§ **PROBLEM STATEMENT**
In the material below, please retype the lines from the very first through the one with "79.3, 83.7, 89.4];", exactly and without pictures.

§ **SUPPLIED INFORMATION**
»»

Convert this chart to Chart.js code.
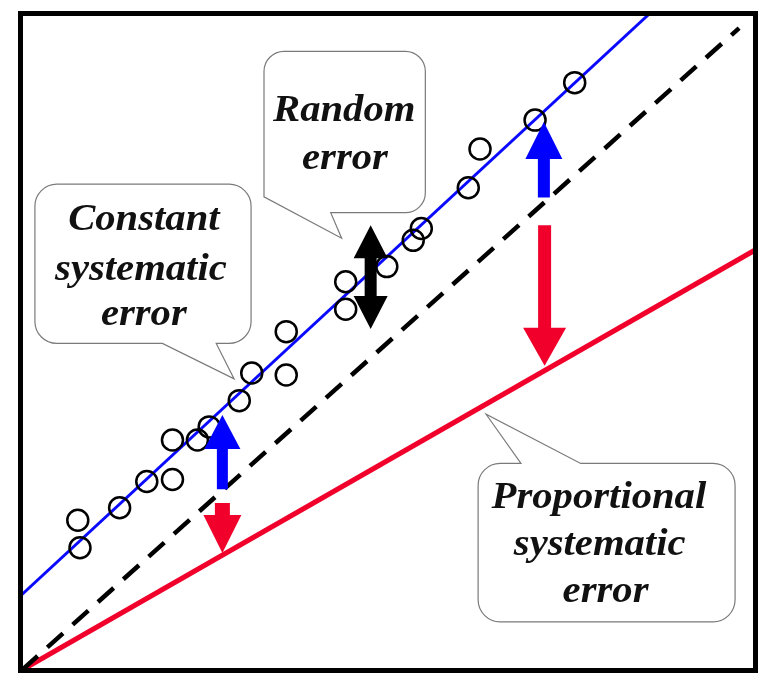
<!DOCTYPE html>
<html>
<head>
<meta charset="utf-8">
<script src="https://cdn.jsdelivr.net/npm/chart.js@4.4.1/dist/chart.umd.min.js"></script>
<style>
  body { margin: 0; background: #fff; }
  canvas { display: block; }
  .fontwarm { position: absolute; left: -999px; top: 0; font: bold italic 38px "Liberation Serif"; }
</style>
</head>
<body>
<span class="fontwarm">Random error</span>
<canvas id="errChart" width="769" height="683"></canvas>
<script>
// measured points (test method vs. reference method, arbitrary units 0-100)
const pointX = [7.6, 7.9, 13.3, 17.0, 20.5, 20.5, 23.9, 25.5, 29.6, 31.3, 36.0, 36.0, 44.1, 44.1, 49.7, 53.3, 54.4, 60.8, 62.4, 69.9, 75.3];
const pointY = [22.8, 18.6, 24.7, 28.7, 29.0, 35.0, 35.0, 37.0, 41.0, 45.2, 44.9, 51.5, 59.1, 54.9, 61.4, 65.4, 67.2, 73.4, 79.3, 83.7, 89.4];

// regression line (blue), line of identity (dashed), proportional error line (red)
const fitX = [0, 85.6];
const fitY = [11.5, 100];
const identX = [0, 97.7];
const identY = [0, 97.7];
const propX = [0, 100];
const propY = [0, 64];

// error arrows: x position, from -> to (data units)
const arrowX = [27.3, 27.3, 71.1, 71.2, 47.5];
const arrowFrom = [27.5, 25.4, 71.9, 67.7, 67.7];
const arrowTo = [38.8, 17.8, 83.4, 46.3, 51.9];

const toXY = (xs, ys) => xs.map((x, i) => ({ x: x, y: ys[i] }));

// arrows + callouts + frame
const arrowStyle = [
  { color: '#0000ff', shaft: 11, headW: 36, headL: 34 },
  { color: '#f0002a', shaft: 15, headW: 38, headL: 38 },
  { color: '#0000ff', shaft: 12, headW: 37, headL: 37 },
  { color: '#f0002a', shaft: 13, headW: 43, headL: 38 },
  { color: '#000000', shaft: 12, headW: 34, headL: 33, both: true }
];

const LABEL_FONT = 'bold italic 38px "Liberation Serif"';

// callout outlines in data units, [x, y, cornerRadius]
const callouts = [
  {
    pts: [[32.97, 94.16, 20], [54.95, 94.16, 20], [54.95, 69.61, 20], [42.06, 69.61, 0], [43.55, 65.72, 0], [32.97, 72.01, 0]],
    lines: [['Random', 43.9, 83.5], ['error', 44.0, 76.2]]
  },
  {
    pts: [[1.76, 73.95, 22], [31.21, 73.95, 22], [31.21, 49.70, 22], [26.46, 49.70, 0], [28.90, 44.31, 0], [19.13, 49.70, 0], [1.76, 49.70, 22]],
    lines: [['Constant', 16.6, 66.9], ['systematic', 16.2, 59.4], ['error', 16.6, 52.5]]
  },
  {
    pts: [[62.14, 31.44, 22], [67.98, 31.44, 0], [63.23, 38.92, 0], [76.12, 31.44, 0], [97.15, 31.44, 22], [97.15, 7.34, 22], [62.14, 7.34, 22]],
    lines: [['Proportional', 78.6, 24.6], ['systematic', 78.7, 17.5], ['error', 79.5, 10.3]]
  }
];

function roundedPoly(ctx, pts) {
  const n = pts.length;
  const a = pts[n - 1], b = pts[0];
  ctx.beginPath();
  ctx.moveTo((a[0] + b[0]) / 2, (a[1] + b[1]) / 2);
  for (let i = 0; i < n; i++) {
    const p = pts[i], q = pts[(i + 1) % n];
    ctx.arcTo(p[0], p[1], q[0], q[1], p[2]);
  }
  ctx.closePath();
}

function vArrow(ctx, x, yTail, yTip, s) {
  const dir = yTip > yTail ? 1 : -1;
  const hb = yTip - dir * s.headL;
  ctx.beginPath();
  if (s.both) {
    const hb2 = yTail + dir * s.headL;
    ctx.moveTo(x, yTail);
    ctx.lineTo(x + s.headW / 2, hb2);
    ctx.lineTo(x + s.shaft / 2, hb2);
    ctx.lineTo(x + s.shaft / 2, hb);
    ctx.lineTo(x + s.headW / 2, hb);
    ctx.lineTo(x, yTip);
    ctx.lineTo(x - s.headW / 2, hb);
    ctx.lineTo(x - s.shaft / 2, hb);
    ctx.lineTo(x - s.shaft / 2, hb2);
    ctx.lineTo(x - s.headW / 2, hb2);
  } else {
    ctx.moveTo(x - s.shaft / 2, yTail);
    ctx.lineTo(x - s.shaft / 2, hb);
    ctx.lineTo(x - s.headW / 2, hb);
    ctx.lineTo(x, yTip);
    ctx.lineTo(x + s.headW / 2, hb);
    ctx.lineTo(x + s.shaft / 2, hb);
    ctx.lineTo(x + s.shaft / 2, yTail);
  }
  ctx.closePath();
  ctx.fillStyle = s.color;
  ctx.fill();
}

const annotate = {
  id: 'annotate',
  afterDatasetsDraw(chart) {
    const { ctx, chartArea: { top, bottom, left, right }, scales: { x, y } } = chart;
    ctx.save();

    // arrows
    arrowX.forEach((ax, i) => {
      vArrow(ctx, x.getPixelForValue(ax), y.getPixelForValue(arrowFrom[i]), y.getPixelForValue(arrowTo[i]), arrowStyle[i]);
    });

    // callouts
    callouts.forEach(c => {
      const px = c.pts.map(p => [x.getPixelForValue(p[0]), y.getPixelForValue(p[1]), p[2]]);
      roundedPoly(ctx, px);
      ctx.fillStyle = '#ffffff';
      ctx.fill();
      ctx.lineWidth = 1.2;
      ctx.strokeStyle = '#7a7a7a';
      ctx.stroke();
      ctx.font = LABEL_FONT;
      ctx.textAlign = 'center';
      ctx.textBaseline = 'alphabetic';
      c.lines.forEach(l => {
        // lettering in the original is a little wider than Times
        ctx.save();
        ctx.translate(x.getPixelForValue(l[1]), y.getPixelForValue(l[2]));
        ctx.scale(1.07, 1);
        ctx.fillStyle = '#111111';
        ctx.fillText(l[0], 0, 0);
        ctx.restore();
      });
    });

    // frame
    ctx.lineWidth = 5;
    ctx.strokeStyle = '#000';
    ctx.strokeRect(left - 1.5, top + 0.5, right - left + 1, bottom - top);
    ctx.restore();
  }
};

const config = {
  type: 'scatter',
  data: {
    datasets: [
      {
        label: 'points',
        data: toXY(pointX, pointY),
        pointRadius: 10.5,
        pointHoverRadius: 10.5,
        pointBorderWidth: 2.5,
        borderColor: '#000',
        backgroundColor: 'rgba(0,0,0,0)',
        showLine: false,
        order: 1
      },
      {
        label: 'fit',
        data: toXY(fitX, fitY),
        showLine: true,
        borderColor: '#0a0aff',
        borderWidth: 3,
        pointRadius: 0,
        order: 2
      },
      {
        label: 'identity',
        data: toXY(identX, identY),
        showLine: true,
        borderColor: '#000',
        borderWidth: 4.5,
        borderDash: [21, 13],
        borderCapStyle: 'butt',
        pointRadius: 0,
        order: 3
      },
      {
        label: 'proportional',
        data: toXY(propX, propY),
        showLine: true,
        borderColor: '#f0002a',
        borderWidth: 5,
        pointRadius: 0,
        order: 3
      }
    ]
  },
  options: {
    responsive: false,
    animation: false,
    layout: { padding: { left: 22, top: 9, right: 10, bottom: 6 } },
    plugins: {
      legend: { display: false },
      tooltip: { enabled: false }
    },
    scales: {
      x: { type: 'linear', min: 0, max: 100, display: false },
      y: { type: 'linear', min: 0, max: 100, display: false }
    }
  },
  plugins: [annotate]
};

const errChart = new Chart(document.getElementById('errChart'), config);
// redraw once the serif face is surely available to the canvas
if (document.fonts) {
  document.fonts.load(LABEL_FONT).then(() => errChart.draw());
}
</script>
</body>
</html>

««

§ **RESPONSE TO THIS TASK**
Convert this chart to Chart.js code.
<!DOCTYPE html>
<html>
<head>
<meta charset="utf-8">
<script src="https://cdn.jsdelivr.net/npm/chart.js@4.4.1/dist/chart.umd.min.js"></script>
<style>
  body { margin: 0; background: #fff; }
  canvas { display: block; }
  .fontwarm { position: absolute; left: -999px; top: 0; font: bold italic 38px "Liberation Serif"; }
</style>
</head>
<body>
<span class="fontwarm">Random error</span>
<canvas id="errChart" width="769" height="683"></canvas>
<script>
// measured points (test method vs. reference method, arbitrary units 0-100)
const pointX = [7.6, 7.9, 13.3, 17.0, 20.5, 20.5, 23.9, 25.5, 29.6, 31.3, 36.0, 36.0, 44.1, 44.1, 49.7, 53.3, 54.4, 60.8, 62.4, 69.9, 75.3];
const pointY = [22.8, 18.6, 24.7, 28.7, 29.0, 35.0, 35.0, 37.0, 41.0, 45.2, 44.9, 51.5, 59.1, 54.9, 61.4, 65.4, 67.2, 73.4, 79.3, 83.7, 89.4];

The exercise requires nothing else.